The Eiffel Tower has been evacuated after a person was spotted climbing up the Paris landmark, the company that operates the structure said.

A person could be seen dangling just below the third and highest level of the structure. A rescuer dressed in red was just above him.

“A climber has been spotted. It’s the standard procedure: We have to stop the person, and in that case we evacuate the tower,” an SETE official said.

“We kindly advise our visitors to postpone their visit,” the SETE added on Twitter.

Police said the climber was a male.

It wasn’t immediately clear how the trespasser managed to get past the stringent security system.

The esplanade underneath the monument was also evacuated.

Social media exploded with reports of the incident. “Why would you lcimb up the Eiffel Tower?” one person demanded to know.

“Just having a picnic in the park when we notice there is literally a guy dangling from the Eiffel Tower,” another said.

Police have made contact with the climber but do not yet know why he began his ascent via the iron beams, a police source told AFP.

At around 5.30pm (1.30am AEST) firemen were trying to reach the climber, dressed in a black jacket, by rappelling down from the third-floor observation deck near the top.

Crowds of tourists remained in the area, hoping the tower will reopen soon. “We’re really disappointed, we’re only here for a week and this messes with our whole program,” said Sylvie and Celine Forcier from Quebec.

Justin and Karen Smith, from Los Angeles, had celebrated their wedding on Sunday in front of the tower, but were hoping to get to the top on Monday (local time). “We’re disappointed,” he said.

The tower is regularly the target of rogue freeclimbers hoping to scale one of the world’s most famous structures, often for bragging rights.

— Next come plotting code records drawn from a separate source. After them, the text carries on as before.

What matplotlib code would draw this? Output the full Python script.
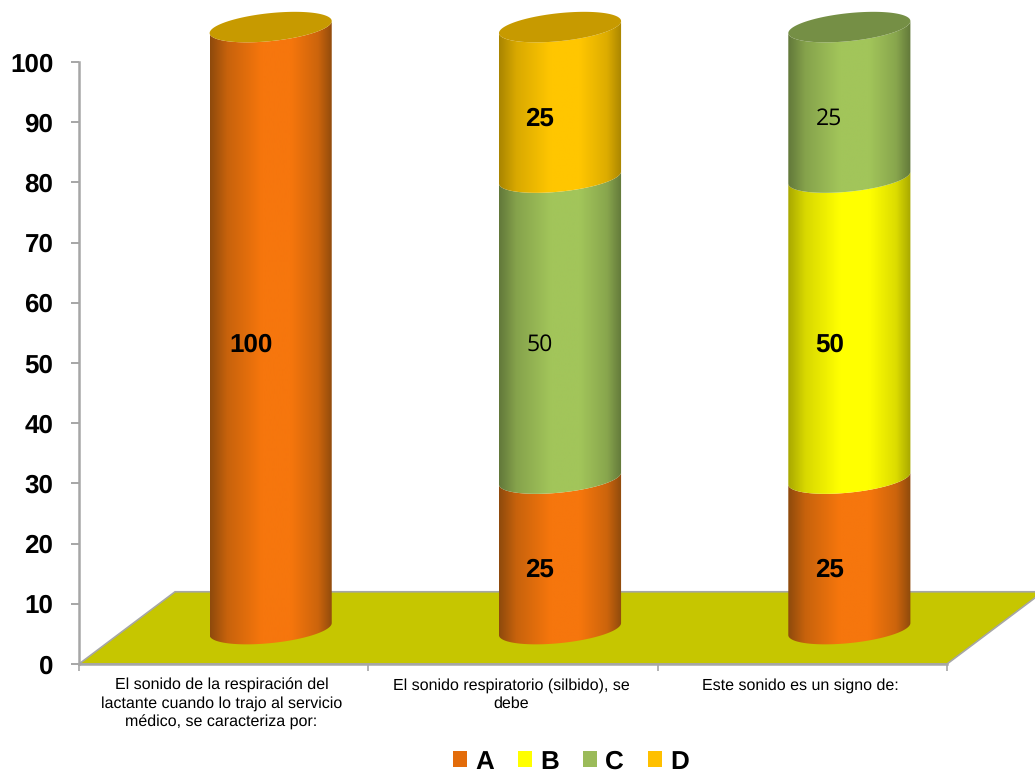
import matplotlib
matplotlib.use('Agg')
import matplotlib.pyplot as plt
import numpy as np
from matplotlib.colors import LinearSegmentedColormap
from matplotlib.patches import Patch, Polygon
from matplotlib.path import Path
from matplotlib.transforms import ScaledTranslation

plt.rcParams['font.family'] = ['Liberation Sans', 'DejaVu Sans']
plt.rcParams['text.hinting'] = 'no_hinting'
plt.rcParams['text.hinting_factor'] = 1

categories = ['El sonido de la respiración del\nlactante cuando lo trajo al servicio\nmédico, se caracteriza por:',
              'El sonido respiratorio (silbido), se\ndebe',
              'Este sonido es un signo de:']
series_names = ['A', 'B', 'C', 'D']
A = [100, 25, 25]
B = [0, 0, 50]
C = [0, 50, 25]
D = [0, 25, 0]
series = [A, B, C, D]
y_ticks = list(range(0, 101, 10))

colors = ['#F6760D', '#FFFF00', '#A2C55A', '#FFC600']
dark_colors = ['#8E4A0C', '#A8A800', '#62783A', '#A98500']
legend_colors = ['#E36C0A', '#FFFF00', '#9BBB59', '#FFC000']
cap_colors = ['#C79A00', '#C79A00', '#758F45']
# the C figures are in a lighter, regular face
label_bold = [True, True, False, True]

DX = 0.1625    # shift of the cylinders into the depth of the floor
DY = 5.8
RX = 0.211     # cylinder radius, ellipse height and tilt
RY = 2.33
TILT = 1.0


def ellipse_pts(x, y, t):
    return np.column_stack([x + RX*np.cos(t), y + RY*np.sin(t) + TILT*np.cos(t)])


def shade(c, d, f):
    # mix of the light and dark tone of a series
    c = np.array(matplotlib.colors.to_rgb(c))
    d = np.array(matplotlib.colors.to_rgb(d))
    return tuple(c*(1-f) + d*f)


def draw_segment(ax, x, y0, y1, i):
    c, d = colors[i], dark_colors[i]
    cmap = LinearSegmentedColormap.from_list('cyl', [(0, d), (0.14, shade(c, d, 0.45)), (0.42, c),
                                                      (0.66, c), (0.88, shade(c, d, 0.4)), (1, d)])
    t = np.linspace(np.pi, 2*np.pi, 60)
    pts = np.vstack([ellipse_pts(x, y0, t), ellipse_pts(x, y1, t)[::-1]])
    path = Path(np.vstack([pts, pts[0]]), closed=True)
    grad = np.linspace(0, 1, 256).reshape(1, -1)
    im = ax.imshow(grad, cmap=cmap, aspect='auto', zorder=3, interpolation='bilinear',
                   extent=[x-RX, x+RX, y0-RY*1.2, y1+RY*1.2])
    # the cylinders stand above the axes box, so only the outline clips them
    im.set_clip_box(fig.bbox)
    im.set_clip_path(path, ax.transData)


fig = plt.figure(figsize=(10.35, 7.73), dpi=100)
ax = fig.add_axes([79/1035, 109/773, 868/1035, 602/773])

# floor of the 3D chart
ax.add_patch(Polygon([(0, 0), (3, 0), (3 + 0.332, 12), (0.332, 12)], closed=True, facecolor='#C6C600',
                     edgecolor='#A6A6A6', linewidth=1.2, zorder=1, clip_on=False))

for k in range(3):
    x = k + 0.5 + DX
    bottom = 0
    for i in range(4):
        v = series[i][k]
        if v == 0:
            continue
        draw_segment(ax, x, bottom + DY, bottom + v + DY, i)
        ax.annotate(str(v), (x, bottom + v/2 + DY), xytext=(-14.5, -12), textcoords='offset points',
                    ha='center', va='center', zorder=5, annotation_clip=False,
                    fontsize=19 if label_bold[i] else 16.5,
                    fontweight='bold' if label_bold[i] else 'normal',
                    family='Liberation Sans' if label_bold[i] else 'Open Sans')
        bottom += v
    t = np.linspace(0, 2*np.pi, 120)
    ax.add_patch(Polygon(ellipse_pts(x, bottom + DY, t), closed=True, facecolor=cap_colors[k],
                         edgecolor='none', zorder=4, clip_on=False))

ax.set_xlim(0, 3)
ax.set_ylim(0, 100)
ax.patch.set_visible(False)
for s in ['top', 'right']:
    ax.spines[s].set_visible(False)
for s in ['left', 'bottom']:
    ax.spines[s].set_color('#A6A6A6')
    ax.spines[s].set_linewidth(1.8)
    ax.spines[s].set_zorder(2)

ax.set_yticks(y_ticks)
ax.set_yticklabels([str(v) for v in y_ticks], fontsize=19, fontweight='bold')
ax.tick_params(axis='y', length=5.5, width=1.4, color='#A6A6A6', pad=13)
ax.set_xticks(range(4))
ax.set_xticklabels([])
ax.tick_params(axis='x', which='major', length=5, width=1.2, color='#A6A6A6')
ax.set_xticks([0.5, 1.5, 2.5], minor=True)
ax.set_xticklabels(categories, minor=True, fontsize=11.3, linespacing=1.28)
ax.tick_params(axis='x', which='minor', length=0, pad=10)
for lab in ax.get_xticklabels(minor=True):
    lab.set_transform(lab.get_transform() + ScaledTranslation(-1.5/72, 0, fig.dpi_scale_trans))

handles = [Patch(facecolor=c, edgecolor='none') for c in legend_colors]
fig.legend(handles, series_names, loc='center', bbox_to_anchor=(571/1035, 1 - 762/773), ncol=4, frameon=False,
           prop={'size': 19, 'weight': 'bold'}, handlelength=0.55, handleheight=0.55, handletextpad=0.3,
           columnspacing=0.9, borderpad=0, borderaxespad=0)

fig.savefig('out.png', dpi=100)
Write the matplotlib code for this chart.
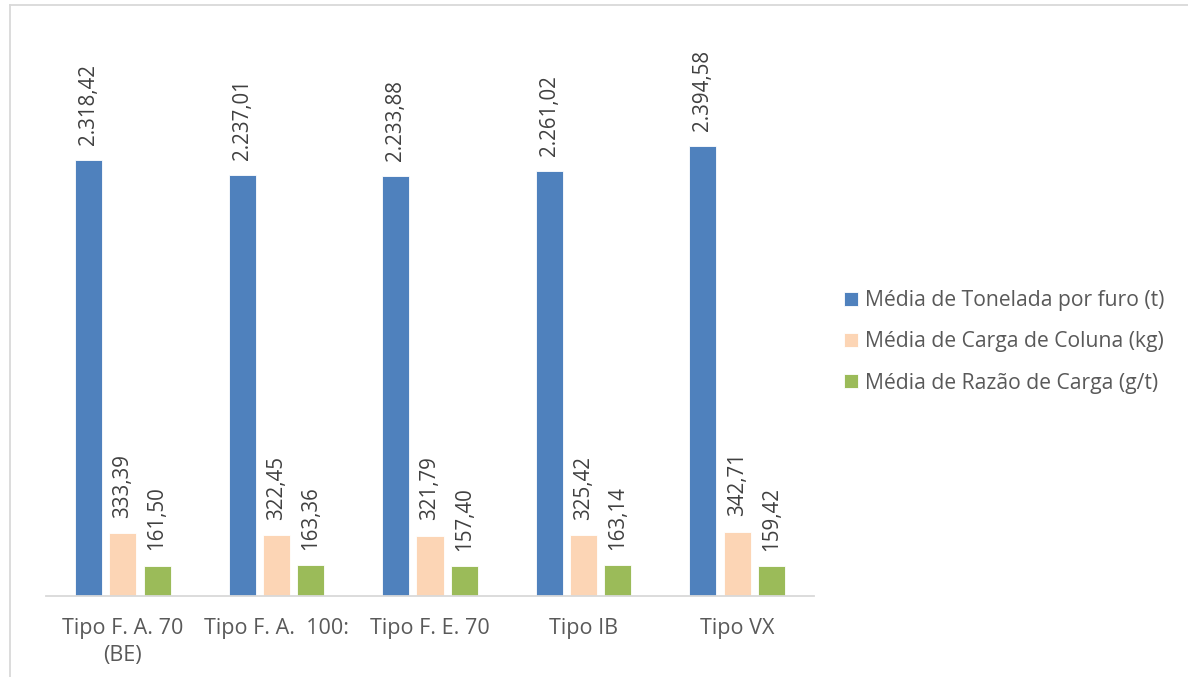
import matplotlib
matplotlib.use("Agg")
import matplotlib.pyplot as plt
from matplotlib.lines import Line2D
import numpy as np

# Médias por tipo de explosivo
categorias = ["Tipo F. A. 70\n(BE)", "Tipo F. A.  100:", "Tipo F. E. 70", "Tipo IB", "Tipo VX"]
tonelada_por_furo = [2318.42, 2237.01, 2233.88, 2261.02, 2394.58]
carga_coluna = [333.39, 322.45, 321.79, 325.42, 342.71]
razao_carga = [161.50, 163.36, 157.40, 163.14, 159.42]

series = [
    ("Média de Tonelada por furo (t)", tonelada_por_furo, "#4F81BD"),
    ("Média de Carga de Coluna (kg)", carga_coluna, "#FCD5B5"),
    ("Média de Razão de Carga (g/t)", razao_carga, "#9BBB59"),
]

plt.rcParams["font.family"] = ["Open Sans", "DejaVu Sans"]
texto = "#404040"


def fmt_br(v):
    # 2318.42 -> "2.318,42"
    s = f"{v:,.2f}"
    return s.replace(",", "X").replace(".", ",").replace("X", ".")


fig = plt.figure(figsize=(11.88, 6.77), dpi=100)
W, H = 1188, 677
ax = fig.add_axes([46 / W, 81 / H, 768 / W, 564 / H])

x = np.arange(len(categorias))
largura = 0.176
passo = 0.223

for i, (nome, vals, cor) in enumerate(series):
    pos = x + (i - 1) * passo
    barras = ax.bar(pos, vals, largura, color=cor, label=nome, edgecolor="white", linewidth=0.6)
    for b, v in zip(barras, vals):
        ax.annotate(fmt_br(v), (b.get_x() + b.get_width() / 2, v),
                    xytext=(0, 11), textcoords="offset points",
                    rotation=90, ha="center", va="bottom",
                    fontsize=14.8, color=texto)

ax.set_xlim(-0.5, len(categorias) - 0.5)
ax.set_ylim(0, 3000)
ax.set_xticks(x)
ax.set_xticklabels(categorias, fontsize=15.5, color="#595959", linespacing=1.35)
ax.tick_params(axis="x", length=0, pad=16)
ax.set_yticks([])
for lado in ["top", "right", "left"]:
    ax.spines[lado].set_visible(False)
ax.spines["bottom"].set_color("#D9D9D9")
ax.spines["bottom"].set_linewidth(1.3)

leg = fig.legend(loc="center left", bbox_to_anchor=(825 / W, 1 - 342 / H),
                 frameon=False, fontsize=15.2, handlelength=0.65, handleheight=0.65,
                 handletextpad=0.35, labelspacing=0.95)
for t in leg.get_texts():
    t.set_color("#595959")

# moldura do gráfico
fig.add_artist(Line2D([10 / W, 1], [1 - 5 / H, 1 - 5 / H], color="#D9D9D9", lw=1.3))
fig.add_artist(Line2D([10 / W, 10 / W], [0, 1 - 5 / H], color="#D9D9D9", lw=1.3))

fig.savefig("out.png", dpi=100)
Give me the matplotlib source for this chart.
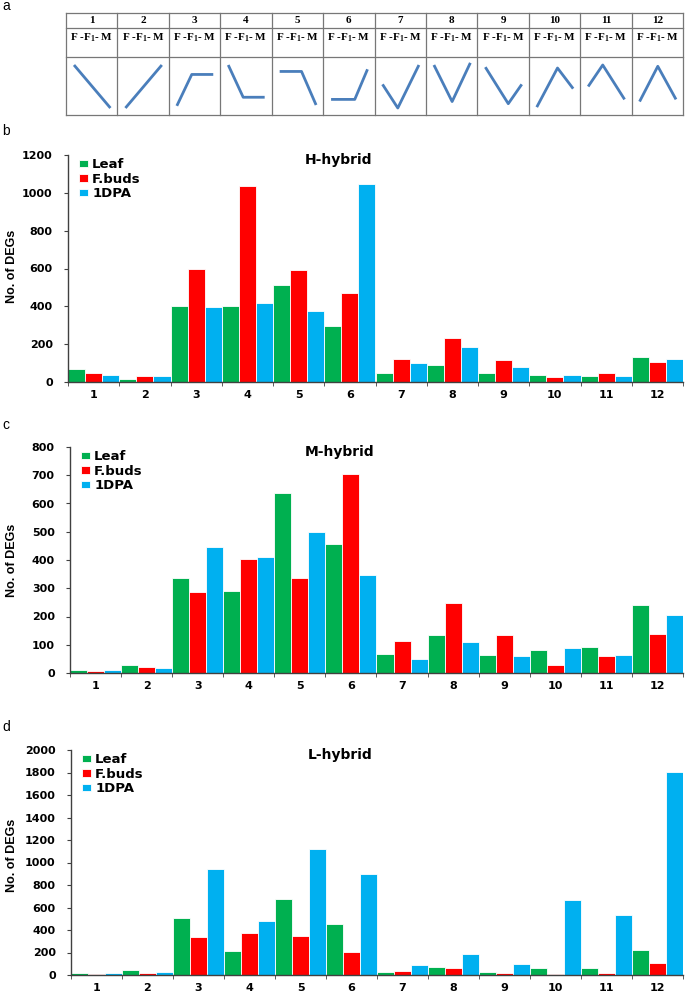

But police have also been called in several times in recent years to try to thwart suicide attempts.

In October 2017, a young man ventured out on one of the beams and threatened to jump before police were able to convince him to come back.

In 2012, a British man managed to climb to the very top of the tower before plunging to his death.

The first two floors can be reached by either elevator or stairs, but only elevators whisk people to the top observation deck.

That did not stop the French urban freeclimber Alain Robert from making it one of his first targets in his campaign to scale the world’s biggest buildings with no technical climbing gear.

He got to the top — not including the antenna — in the mid-1990s.

Nearly seven million people a year visit the 324-metre-high structure, which last week celebrated its 130th anniversary.